• Exercise aim
Take the lines from the head of the listing through the one bearing "group_pos = [4, 3, 2, 1]" and copy them exactly, leaving every picture out.

══ Input records

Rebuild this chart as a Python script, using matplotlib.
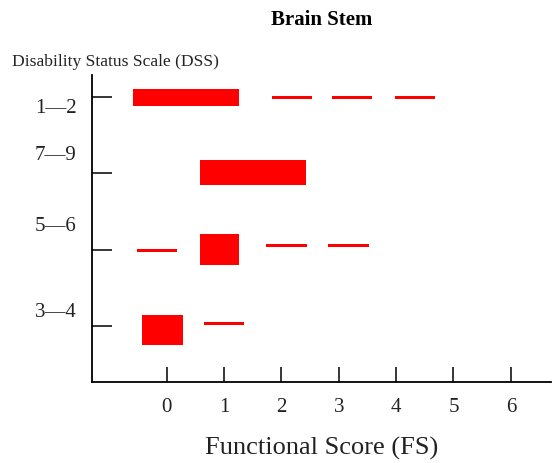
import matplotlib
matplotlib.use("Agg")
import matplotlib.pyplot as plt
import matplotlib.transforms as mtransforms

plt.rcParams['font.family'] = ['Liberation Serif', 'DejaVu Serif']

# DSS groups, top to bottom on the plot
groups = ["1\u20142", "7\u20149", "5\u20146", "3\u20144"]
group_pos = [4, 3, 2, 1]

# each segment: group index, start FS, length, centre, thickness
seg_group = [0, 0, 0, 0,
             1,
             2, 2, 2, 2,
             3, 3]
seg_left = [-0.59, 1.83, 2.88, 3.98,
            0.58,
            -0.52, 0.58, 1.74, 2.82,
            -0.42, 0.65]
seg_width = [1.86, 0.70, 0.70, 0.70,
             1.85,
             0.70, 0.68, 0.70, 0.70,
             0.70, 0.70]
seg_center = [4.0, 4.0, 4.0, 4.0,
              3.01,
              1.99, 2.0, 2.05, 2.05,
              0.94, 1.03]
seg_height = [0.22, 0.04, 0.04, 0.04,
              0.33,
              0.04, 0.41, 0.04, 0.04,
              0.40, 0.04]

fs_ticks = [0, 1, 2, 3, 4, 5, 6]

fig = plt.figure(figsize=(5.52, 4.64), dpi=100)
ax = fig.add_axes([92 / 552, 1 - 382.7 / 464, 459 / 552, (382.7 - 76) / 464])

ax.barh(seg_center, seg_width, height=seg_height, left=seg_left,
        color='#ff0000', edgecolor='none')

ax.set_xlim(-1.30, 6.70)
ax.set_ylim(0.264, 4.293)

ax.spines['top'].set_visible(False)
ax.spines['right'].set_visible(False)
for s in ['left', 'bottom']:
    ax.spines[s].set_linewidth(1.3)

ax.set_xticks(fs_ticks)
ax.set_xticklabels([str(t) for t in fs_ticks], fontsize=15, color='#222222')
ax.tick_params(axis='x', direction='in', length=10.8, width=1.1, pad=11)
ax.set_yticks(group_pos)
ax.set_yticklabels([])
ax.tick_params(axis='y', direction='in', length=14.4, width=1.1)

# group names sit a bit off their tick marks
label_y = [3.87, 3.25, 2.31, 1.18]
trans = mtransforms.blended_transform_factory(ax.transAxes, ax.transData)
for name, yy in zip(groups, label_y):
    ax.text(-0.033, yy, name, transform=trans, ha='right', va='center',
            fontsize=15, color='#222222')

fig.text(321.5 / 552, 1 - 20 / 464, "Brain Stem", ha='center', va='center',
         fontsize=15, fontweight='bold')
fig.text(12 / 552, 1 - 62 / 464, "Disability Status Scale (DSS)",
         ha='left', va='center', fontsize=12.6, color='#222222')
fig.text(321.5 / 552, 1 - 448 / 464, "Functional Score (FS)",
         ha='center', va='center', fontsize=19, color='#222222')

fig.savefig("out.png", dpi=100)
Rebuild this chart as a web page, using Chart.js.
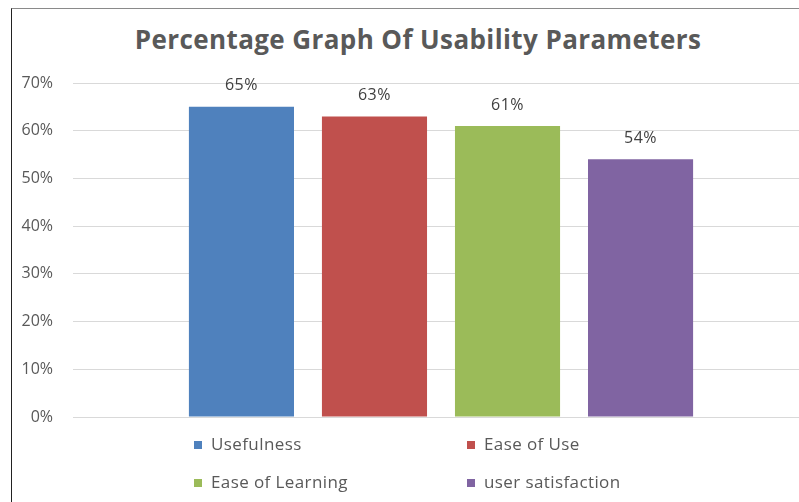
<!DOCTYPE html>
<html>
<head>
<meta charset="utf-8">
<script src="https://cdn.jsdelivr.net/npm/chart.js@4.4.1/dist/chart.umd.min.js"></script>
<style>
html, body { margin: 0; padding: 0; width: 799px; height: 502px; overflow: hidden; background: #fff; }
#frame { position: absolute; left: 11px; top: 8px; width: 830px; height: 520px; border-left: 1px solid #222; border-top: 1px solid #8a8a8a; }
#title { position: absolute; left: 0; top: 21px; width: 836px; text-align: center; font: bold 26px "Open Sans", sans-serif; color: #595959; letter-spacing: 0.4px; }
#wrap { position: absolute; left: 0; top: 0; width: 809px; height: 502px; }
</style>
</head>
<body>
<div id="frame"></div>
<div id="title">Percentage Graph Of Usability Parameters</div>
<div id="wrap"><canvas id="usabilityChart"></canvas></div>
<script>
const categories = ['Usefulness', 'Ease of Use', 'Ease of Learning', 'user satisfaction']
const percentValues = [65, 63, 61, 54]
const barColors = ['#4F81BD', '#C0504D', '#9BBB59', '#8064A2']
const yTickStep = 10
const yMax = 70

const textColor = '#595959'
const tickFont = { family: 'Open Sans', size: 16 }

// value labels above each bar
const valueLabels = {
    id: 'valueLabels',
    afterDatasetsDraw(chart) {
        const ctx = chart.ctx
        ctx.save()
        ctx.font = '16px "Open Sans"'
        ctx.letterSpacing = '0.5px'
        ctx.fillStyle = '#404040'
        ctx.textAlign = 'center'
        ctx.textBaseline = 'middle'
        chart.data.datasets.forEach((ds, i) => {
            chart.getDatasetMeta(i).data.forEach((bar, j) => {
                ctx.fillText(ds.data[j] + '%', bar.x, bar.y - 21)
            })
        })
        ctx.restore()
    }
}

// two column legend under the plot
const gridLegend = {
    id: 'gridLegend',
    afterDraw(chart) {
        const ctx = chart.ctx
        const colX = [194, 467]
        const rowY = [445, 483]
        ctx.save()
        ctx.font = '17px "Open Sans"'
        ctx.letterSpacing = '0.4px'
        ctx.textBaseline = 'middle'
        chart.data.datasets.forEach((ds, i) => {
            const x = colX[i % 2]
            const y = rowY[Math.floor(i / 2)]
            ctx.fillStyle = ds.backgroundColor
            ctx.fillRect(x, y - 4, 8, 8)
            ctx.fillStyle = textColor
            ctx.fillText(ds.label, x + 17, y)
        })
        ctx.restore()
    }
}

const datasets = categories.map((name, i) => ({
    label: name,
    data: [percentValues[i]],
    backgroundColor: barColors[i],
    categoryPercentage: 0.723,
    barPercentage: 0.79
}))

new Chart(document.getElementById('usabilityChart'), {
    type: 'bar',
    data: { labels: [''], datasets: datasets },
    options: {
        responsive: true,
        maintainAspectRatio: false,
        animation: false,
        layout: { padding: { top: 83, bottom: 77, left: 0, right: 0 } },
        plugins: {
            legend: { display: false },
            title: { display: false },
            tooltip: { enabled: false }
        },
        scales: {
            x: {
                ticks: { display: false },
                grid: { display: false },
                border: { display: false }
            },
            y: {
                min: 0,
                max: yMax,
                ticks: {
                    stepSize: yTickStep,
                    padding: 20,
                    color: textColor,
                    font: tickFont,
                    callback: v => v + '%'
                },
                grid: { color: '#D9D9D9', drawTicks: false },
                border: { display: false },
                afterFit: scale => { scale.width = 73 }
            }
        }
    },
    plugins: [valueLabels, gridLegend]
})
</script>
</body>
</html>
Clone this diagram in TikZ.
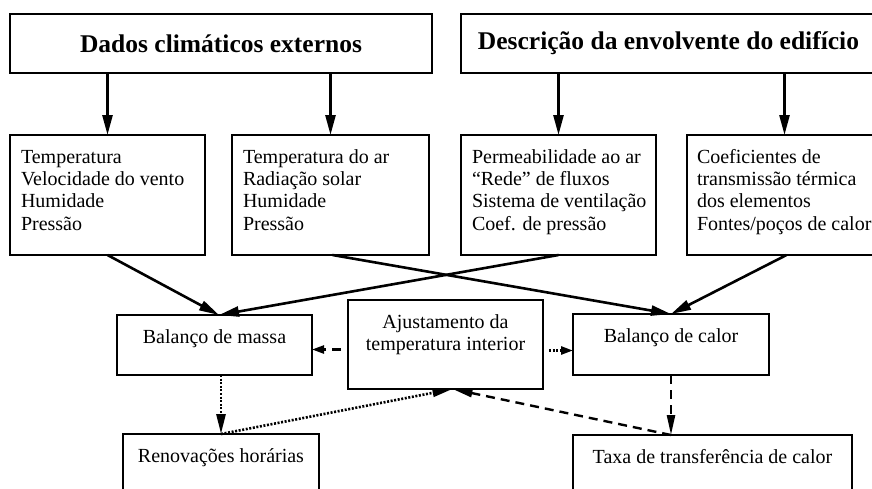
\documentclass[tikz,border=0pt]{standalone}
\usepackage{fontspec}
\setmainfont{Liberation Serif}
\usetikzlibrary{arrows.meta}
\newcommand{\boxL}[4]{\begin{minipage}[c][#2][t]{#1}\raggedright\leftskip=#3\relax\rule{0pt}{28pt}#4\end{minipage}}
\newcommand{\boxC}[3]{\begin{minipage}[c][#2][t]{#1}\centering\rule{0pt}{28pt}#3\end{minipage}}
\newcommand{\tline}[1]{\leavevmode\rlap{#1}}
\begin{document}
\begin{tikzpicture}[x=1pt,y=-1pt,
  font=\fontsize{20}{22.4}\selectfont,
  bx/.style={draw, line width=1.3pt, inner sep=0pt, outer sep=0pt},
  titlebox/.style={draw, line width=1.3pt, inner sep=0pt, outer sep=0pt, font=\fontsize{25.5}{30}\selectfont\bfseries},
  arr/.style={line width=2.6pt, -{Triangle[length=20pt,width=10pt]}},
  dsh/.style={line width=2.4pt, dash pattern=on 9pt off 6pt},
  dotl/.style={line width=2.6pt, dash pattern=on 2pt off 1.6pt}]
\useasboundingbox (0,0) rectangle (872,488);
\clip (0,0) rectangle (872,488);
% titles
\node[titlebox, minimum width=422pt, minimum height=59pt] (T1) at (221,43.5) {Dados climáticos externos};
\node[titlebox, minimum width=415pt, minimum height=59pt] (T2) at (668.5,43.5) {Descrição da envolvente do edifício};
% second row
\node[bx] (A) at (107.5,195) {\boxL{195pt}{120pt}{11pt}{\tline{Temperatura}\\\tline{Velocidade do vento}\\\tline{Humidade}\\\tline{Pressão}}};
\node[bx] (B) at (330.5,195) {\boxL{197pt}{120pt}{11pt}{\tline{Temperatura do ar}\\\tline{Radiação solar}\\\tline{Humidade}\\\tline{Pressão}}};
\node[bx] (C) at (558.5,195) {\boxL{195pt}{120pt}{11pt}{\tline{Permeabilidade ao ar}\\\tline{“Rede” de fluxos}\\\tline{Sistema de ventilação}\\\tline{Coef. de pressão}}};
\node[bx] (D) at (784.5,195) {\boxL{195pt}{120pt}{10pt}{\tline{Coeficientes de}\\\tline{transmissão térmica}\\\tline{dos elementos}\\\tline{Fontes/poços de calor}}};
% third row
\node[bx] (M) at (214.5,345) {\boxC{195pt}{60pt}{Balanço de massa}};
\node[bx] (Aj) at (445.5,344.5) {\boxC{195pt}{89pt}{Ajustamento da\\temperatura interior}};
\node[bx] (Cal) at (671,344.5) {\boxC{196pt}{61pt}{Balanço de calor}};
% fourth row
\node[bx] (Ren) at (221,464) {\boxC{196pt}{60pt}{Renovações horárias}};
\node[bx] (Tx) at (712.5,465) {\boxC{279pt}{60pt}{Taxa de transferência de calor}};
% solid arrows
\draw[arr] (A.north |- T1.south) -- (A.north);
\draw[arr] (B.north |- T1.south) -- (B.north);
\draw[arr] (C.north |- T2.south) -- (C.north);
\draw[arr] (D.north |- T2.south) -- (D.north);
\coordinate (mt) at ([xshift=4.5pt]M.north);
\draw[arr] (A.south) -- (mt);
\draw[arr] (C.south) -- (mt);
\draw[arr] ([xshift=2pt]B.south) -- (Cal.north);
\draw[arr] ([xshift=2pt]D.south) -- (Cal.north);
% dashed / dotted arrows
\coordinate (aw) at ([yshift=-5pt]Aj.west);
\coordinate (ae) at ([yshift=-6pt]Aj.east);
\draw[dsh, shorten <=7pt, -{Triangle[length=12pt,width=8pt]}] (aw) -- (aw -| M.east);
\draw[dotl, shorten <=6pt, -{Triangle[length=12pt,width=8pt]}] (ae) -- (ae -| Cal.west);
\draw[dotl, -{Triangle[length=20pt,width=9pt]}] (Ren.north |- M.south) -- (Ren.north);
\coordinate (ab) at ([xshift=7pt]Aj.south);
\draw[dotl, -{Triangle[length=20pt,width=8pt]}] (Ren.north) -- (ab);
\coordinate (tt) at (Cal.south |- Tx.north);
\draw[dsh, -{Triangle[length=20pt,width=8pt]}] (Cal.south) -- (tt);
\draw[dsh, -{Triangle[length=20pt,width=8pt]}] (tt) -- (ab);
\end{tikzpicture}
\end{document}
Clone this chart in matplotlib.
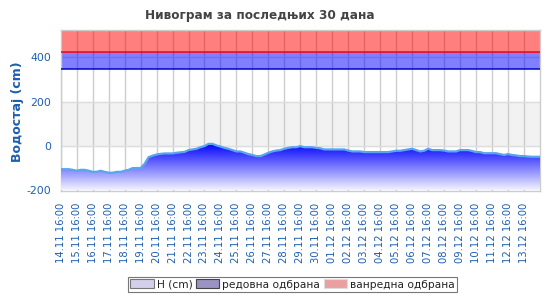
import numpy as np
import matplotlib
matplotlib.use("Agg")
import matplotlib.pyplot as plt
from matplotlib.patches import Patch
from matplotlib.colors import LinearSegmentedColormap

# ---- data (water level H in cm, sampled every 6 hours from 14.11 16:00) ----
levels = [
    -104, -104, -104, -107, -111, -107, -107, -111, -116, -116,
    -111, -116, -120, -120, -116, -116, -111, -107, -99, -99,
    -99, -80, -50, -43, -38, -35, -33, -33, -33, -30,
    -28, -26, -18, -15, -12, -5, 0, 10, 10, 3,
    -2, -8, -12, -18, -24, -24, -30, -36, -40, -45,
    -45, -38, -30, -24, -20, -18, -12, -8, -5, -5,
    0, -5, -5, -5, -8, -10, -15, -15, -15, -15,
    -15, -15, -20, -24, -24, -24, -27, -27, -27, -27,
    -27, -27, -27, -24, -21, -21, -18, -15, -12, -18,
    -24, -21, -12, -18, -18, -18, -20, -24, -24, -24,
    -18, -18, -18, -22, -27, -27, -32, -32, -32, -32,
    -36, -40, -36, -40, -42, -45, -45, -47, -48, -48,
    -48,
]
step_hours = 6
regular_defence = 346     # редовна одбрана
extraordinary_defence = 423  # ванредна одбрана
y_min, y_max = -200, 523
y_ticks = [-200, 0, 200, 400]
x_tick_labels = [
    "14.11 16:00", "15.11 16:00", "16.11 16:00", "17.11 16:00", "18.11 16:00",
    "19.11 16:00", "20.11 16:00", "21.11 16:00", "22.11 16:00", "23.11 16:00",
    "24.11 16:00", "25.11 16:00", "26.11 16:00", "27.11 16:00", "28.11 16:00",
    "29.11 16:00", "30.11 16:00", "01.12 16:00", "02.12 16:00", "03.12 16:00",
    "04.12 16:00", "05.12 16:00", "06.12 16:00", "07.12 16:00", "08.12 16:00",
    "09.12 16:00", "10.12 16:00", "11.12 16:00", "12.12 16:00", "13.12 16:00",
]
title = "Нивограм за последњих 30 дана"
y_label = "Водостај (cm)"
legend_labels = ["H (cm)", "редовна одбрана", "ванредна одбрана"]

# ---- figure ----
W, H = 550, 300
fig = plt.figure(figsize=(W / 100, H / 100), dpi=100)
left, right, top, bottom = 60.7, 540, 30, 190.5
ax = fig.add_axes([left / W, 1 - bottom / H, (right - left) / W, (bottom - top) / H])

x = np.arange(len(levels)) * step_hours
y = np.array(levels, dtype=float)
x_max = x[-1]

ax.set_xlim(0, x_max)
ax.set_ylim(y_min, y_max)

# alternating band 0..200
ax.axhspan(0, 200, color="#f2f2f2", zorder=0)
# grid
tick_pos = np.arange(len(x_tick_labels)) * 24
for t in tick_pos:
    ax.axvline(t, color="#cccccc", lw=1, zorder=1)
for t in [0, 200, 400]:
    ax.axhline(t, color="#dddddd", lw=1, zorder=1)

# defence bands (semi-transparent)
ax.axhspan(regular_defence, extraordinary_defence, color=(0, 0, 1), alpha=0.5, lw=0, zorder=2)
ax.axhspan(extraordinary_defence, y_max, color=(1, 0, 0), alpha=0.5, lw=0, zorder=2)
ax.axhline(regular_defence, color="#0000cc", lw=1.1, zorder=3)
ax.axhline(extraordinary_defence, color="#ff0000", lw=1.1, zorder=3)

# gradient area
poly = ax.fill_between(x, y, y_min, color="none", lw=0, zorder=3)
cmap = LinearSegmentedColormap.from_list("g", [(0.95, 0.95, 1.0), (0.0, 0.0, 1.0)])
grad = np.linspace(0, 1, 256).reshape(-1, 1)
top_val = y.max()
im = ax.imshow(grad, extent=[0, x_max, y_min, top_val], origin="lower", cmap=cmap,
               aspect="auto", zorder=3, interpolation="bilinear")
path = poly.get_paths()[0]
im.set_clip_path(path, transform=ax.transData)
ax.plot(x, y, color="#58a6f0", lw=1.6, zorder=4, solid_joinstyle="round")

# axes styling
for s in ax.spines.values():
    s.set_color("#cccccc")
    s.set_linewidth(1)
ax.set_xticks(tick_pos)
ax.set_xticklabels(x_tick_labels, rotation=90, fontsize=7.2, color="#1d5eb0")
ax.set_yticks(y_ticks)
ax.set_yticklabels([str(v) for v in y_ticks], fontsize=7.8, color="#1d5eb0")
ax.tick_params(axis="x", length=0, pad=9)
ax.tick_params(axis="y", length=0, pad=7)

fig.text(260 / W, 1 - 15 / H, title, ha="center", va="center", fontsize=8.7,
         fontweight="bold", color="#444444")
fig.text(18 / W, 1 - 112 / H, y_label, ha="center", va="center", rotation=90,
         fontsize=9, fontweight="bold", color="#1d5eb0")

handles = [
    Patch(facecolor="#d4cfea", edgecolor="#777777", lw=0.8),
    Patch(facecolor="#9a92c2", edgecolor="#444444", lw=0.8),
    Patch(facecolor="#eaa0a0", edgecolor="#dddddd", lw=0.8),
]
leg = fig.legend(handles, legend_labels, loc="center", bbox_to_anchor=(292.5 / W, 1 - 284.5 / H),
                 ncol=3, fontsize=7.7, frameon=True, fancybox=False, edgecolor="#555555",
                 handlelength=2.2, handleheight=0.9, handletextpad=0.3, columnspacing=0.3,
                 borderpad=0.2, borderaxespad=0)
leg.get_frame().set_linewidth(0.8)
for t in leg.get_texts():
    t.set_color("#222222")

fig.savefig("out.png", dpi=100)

════

• Answer to the problem
Rebuild this chart as a Python script, using matplotlib.
import matplotlib
matplotlib.use("Agg")
import matplotlib.pyplot as plt
import matplotlib.transforms as mtransforms

plt.rcParams['font.family'] = ['Liberation Serif', 'DejaVu Serif']

# DSS groups, top to bottom on the plot
groups = ["1\u20142", "7\u20149", "5\u20146", "3\u20144"]
group_pos = [4, 3, 2, 1]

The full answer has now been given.